Becky Watson has the voice and the beauty for a winning Laurey, but again, hers is a performance untroubled by subtlety. In supporting roles, Marsha Bagwell is a hearty Aunt Eller and Adam Matalon brings a welcome cynicism as a traveling Persian peddler, Ali Hakim, who is unwittingly forced to compete for the hand of Ado Annie, that "girl who can't say no." The courtship that composes this secondary plot is played broadly and desperately by Kelli Maguire (who has a voice like Rosie Perez) as Ado Annie and Jay Douglas as her beau, Will Parker. Together, they screech their songs in an attempt to squeeze every conceivable comic ounce from material that should be effortlessly funny. The strain is so tiresome, it kills many of their laughs.
With the exception of these two, the principals all sing well, and they sound lovely with the rich accompaniment of the Phoenix Symphony, under the baton of Jack Lee. Surprisingly, it is the supporting musical ensemble that is tenuous at best, never able to give full glory to the thrilling songs.
The ensemble likely was chosen for its dancing skills, because it is here that the revival excels, although the choreographer Joey McKneely owes an enormous (but uncredited) debt to Agnes DeMille, whose original musical staging revolutionized dance in the theatre. The sets by R. Michael Miller are routine, moving somewhat clumsily from scene to scene, but surely director Matalon's old-fashioned concept is to blame. Richard Nelson's lambent, textured lighting is spoiled only by the relentless follow-spot, whose hard edge erases the magic at every turn. The costumes by David Loveless are fine, although Curly seems uncomfortable with the fit of his Stetson, nervously adjusting it throughout the show.
On opening night, the sound design by Otts Munderloh was tremendously overamplified, but perhaps this will abate as the cast attunes itself to the space.
The British director Vivian Matalon is an odd choice for this most American of musicals. He delivers this classic in a conventional way, but what an opportunity has been missed to re-explore Oklahoma! with a fresh vision for the '90s.
Still, it will be a hard heart that is not stirred when the cast gets to the obligatory finale. As it belts out the title song with a musical expertise we have been waiting for all evening, the relevance of this revival truly resonates.
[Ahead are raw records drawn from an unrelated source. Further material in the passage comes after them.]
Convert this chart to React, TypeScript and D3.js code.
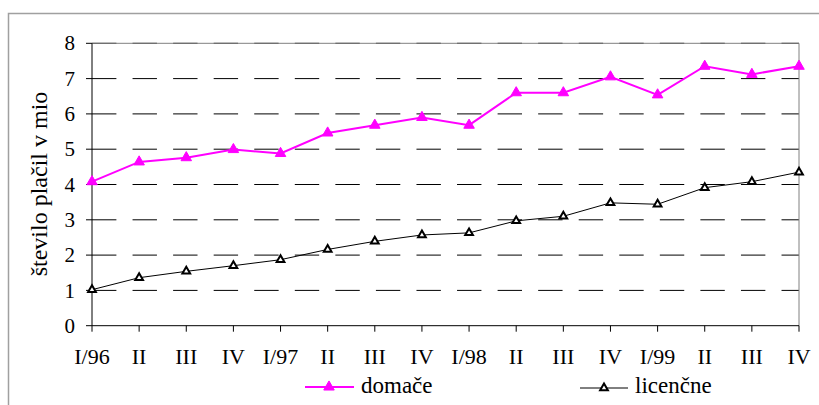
import React from "react";
import * as d3 from "d3";

const categories = ["I/96","II","III","IV","I/97","II","III","IV","I/98","II","III","IV","I/99","II","III","IV"];
const domace = [4.08, 4.64, 4.76, 4.99, 4.88, 5.46, 5.68, 5.9, 5.68, 6.6, 6.6, 7.05, 6.54, 7.35, 7.12, 7.35];
const licencne = [1.02, 1.36, 1.54, 1.7, 1.87, 2.16, 2.39, 2.57, 2.63, 2.97, 3.1, 3.48, 3.44, 3.91, 4.08, 4.35];
const yTicks = [0, 1, 2, 3, 4, 5, 6, 7, 8];
const seriesNames = ["domače", "licenčne"];
const yTitle = "število plačil v mio";

const W = 819, H = 405;
const L = 92, R = 799, T = 43.3, B = 325.7;
const tf: React.CSSProperties = { fontFamily: "'Liberation Serif', serif" };

export default function App() {
  const x = d3.scalePoint<number>().domain(d3.range(categories.length)).range([L, R]);
  const y = d3.scaleLinear().domain([0, 8]).range([B, T]);
  const line = d3.line<number>().x((_, i) => x(i)!).y(d => y(d));
  const triFill = d3.symbol().type(d3.symbolTriangle).size(48)()!;
  const triOpen = d3.symbol().type(d3.symbolTriangle).size(26)()!;

  return (
    <svg width={W} height={H} style={{ position: "absolute", left: 0, top: 0, background: "#fff" }}>
      <rect x={8.5} y={13.5} width={W + 10} height={H + 10} fill="#fff" stroke="#a0a0a0" strokeWidth={1.5} />
      {yTicks.filter(t => t > 0).map(t => (
        <line key={t} x1={L} x2={R} y1={y(t)} y2={y(t)} stroke="#000" strokeWidth={1} strokeDasharray="24.4,16.16" />
      ))}
      <line x1={L} x2={R} y1={T} y2={T} stroke="#808080" strokeWidth={1} />
      <line x1={R} x2={R} y1={T} y2={B} stroke="#808080" strokeWidth={1} />
      <line x1={L} x2={L} y1={T} y2={B} stroke="#000" strokeWidth={1} />
      <line x1={L} x2={R} y1={B} y2={B} stroke="#000" strokeWidth={1} />
      {yTicks.map(t => (
        <g key={t}>
          <line x1={L - 6} x2={L} y1={y(t)} y2={y(t)} stroke="#000" />
          <text x={75} y={y(t)} dy="0.34em" textAnchor="end" fontSize={21} style={tf}>{t}</text>
        </g>
      ))}
      {categories.map((c, i) => (
        <g key={i}>
          <line x1={x(i)} x2={x(i)} y1={B} y2={B + 6} stroke="#000" />
          <text x={x(i)} y={364} textAnchor="middle" fontSize={22} style={tf}>{c}</text>
        </g>
      ))}
      <text transform={`translate(47,184) rotate(-90)`} textAnchor="middle" fontSize={24} style={tf}>{yTitle}</text>
      <path d={line(licencne)!} fill="none" stroke="#000" strokeWidth={1} />
      {licencne.map((v, i) => (
        <path key={i} d={triOpen} transform={`translate(${x(i)},${y(v)})`} fill="#fff" stroke="#000" strokeWidth={2} />
      ))}
      <path d={line(domace)!} fill="none" stroke="#ff00ff" strokeWidth={2} />
      {domace.map((v, i) => (
        <path key={i} d={triFill} transform={`translate(${x(i)},${y(v)})`} fill="#ff00ff" stroke="#ff00ff" strokeWidth={1} />
      ))}
      <line x1={305} x2={354} y1={387} y2={387} stroke="#ff00ff" strokeWidth={2} />
      <path d={triFill} transform="translate(329,387)" fill="#ff00ff" stroke="#ff00ff" />
      <text x={361} y={393} fontSize={23} style={tf}>{seriesNames[0]}</text>
      <line x1={580} x2={628} y1={388} y2={388} stroke="#000" strokeWidth={1} />
      <path d={triOpen} transform="translate(604,388)" fill="#fff" stroke="#000" strokeWidth={2} />
      <text x={635} y={393} fontSize={23} style={tf}>{seriesNames[1]}</text>
    </svg>
  );
}
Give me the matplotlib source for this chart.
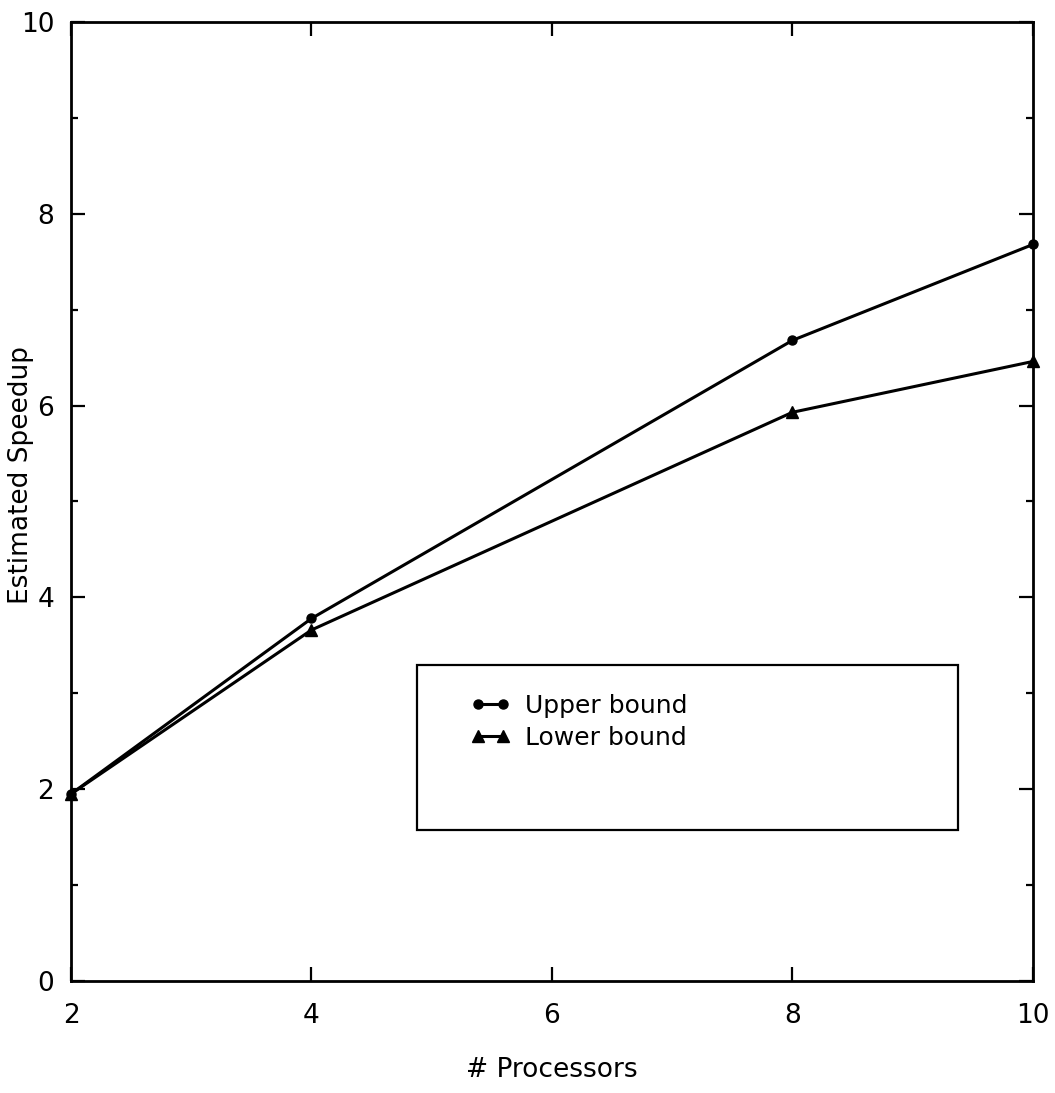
import matplotlib
matplotlib.use("Agg")
import matplotlib.pyplot as plt
from matplotlib.patches import Rectangle
from matplotlib.ticker import MultipleLocator

# speedup estimates per processor count
processors = [2, 4, 8, 10]
upper_bound = [1.95, 3.78, 6.68, 7.68]
lower_bound = [1.95, 3.66, 5.93, 6.46]

x_ticks = [2, 4, 6, 8, 10]
y_ticks = [0, 2, 4, 6, 8, 10]

plt.rcParams['font.family'] = ['DejaVu Sans']

fig = plt.figure(figsize=(10.55, 10.93), dpi=100)
ax = fig.add_axes([0.0673, 0.1025, 0.9118, 0.8774])

ax.plot(processors, upper_bound, color='black', lw=2.2, marker='o',
        markersize=6.5, label='Upper bound', clip_on=False, zorder=3)
ax.plot(processors, lower_bound, color='black', lw=2.2, marker='^',
        markersize=8.5, label='Lower bound', clip_on=False, zorder=3)

ax.set_xlim(2, 10)
ax.set_ylim(0, 10)
ax.set_xticks(x_ticks)
ax.set_yticks(y_ticks)
ax.yaxis.set_minor_locator(MultipleLocator(1))

ax.tick_params(which='both', direction='in', top=True, right=True,
               width=1.6, colors='black')
ax.tick_params(which='major', length=10, labelsize=19)
ax.tick_params(which='minor', length=5)
ax.tick_params(axis='x', pad=16)
ax.tick_params(axis='y', pad=12)

for s in ax.spines.values():
    s.set_linewidth(2.0)

ax.set_xlabel('# Processors', fontsize=19)
ax.set_ylabel('Estimated Speedup', fontsize=19)
ax.xaxis.set_label_coords(0.5, -0.079)
ax.yaxis.set_label_coords(-0.0385, 0.528)

# legend box is bigger than its entries, so draw the frame separately
ax.add_patch(Rectangle((0.3597, 0.1575), 0.5623, 0.172, transform=ax.transAxes,
                       fill=False, edgecolor='black', lw=1.6, zorder=4))
ax.legend(loc='upper left', bbox_to_anchor=(0.4148, 0.299), frameon=False,
          fontsize=18, numpoints=2, handlelength=1.6, handletextpad=0.6,
          borderpad=0, borderaxespad=0, labelspacing=0.3)

fig.savefig('out.png', dpi=100, facecolor='white')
Through the lens of the recent tragedy in Oklahoma City, we see an isolated loner threaten the well-being of his community. The shadow of Timothy McVeigh endows the character of Jud Fry with a new dimension of horror.
The rousing finale is a stirring tribute to the many acts of bravery we witnessed in the aftermath of that explosion, and you will want to join the cast with the ringing affirmation: "Oklahoma--okay!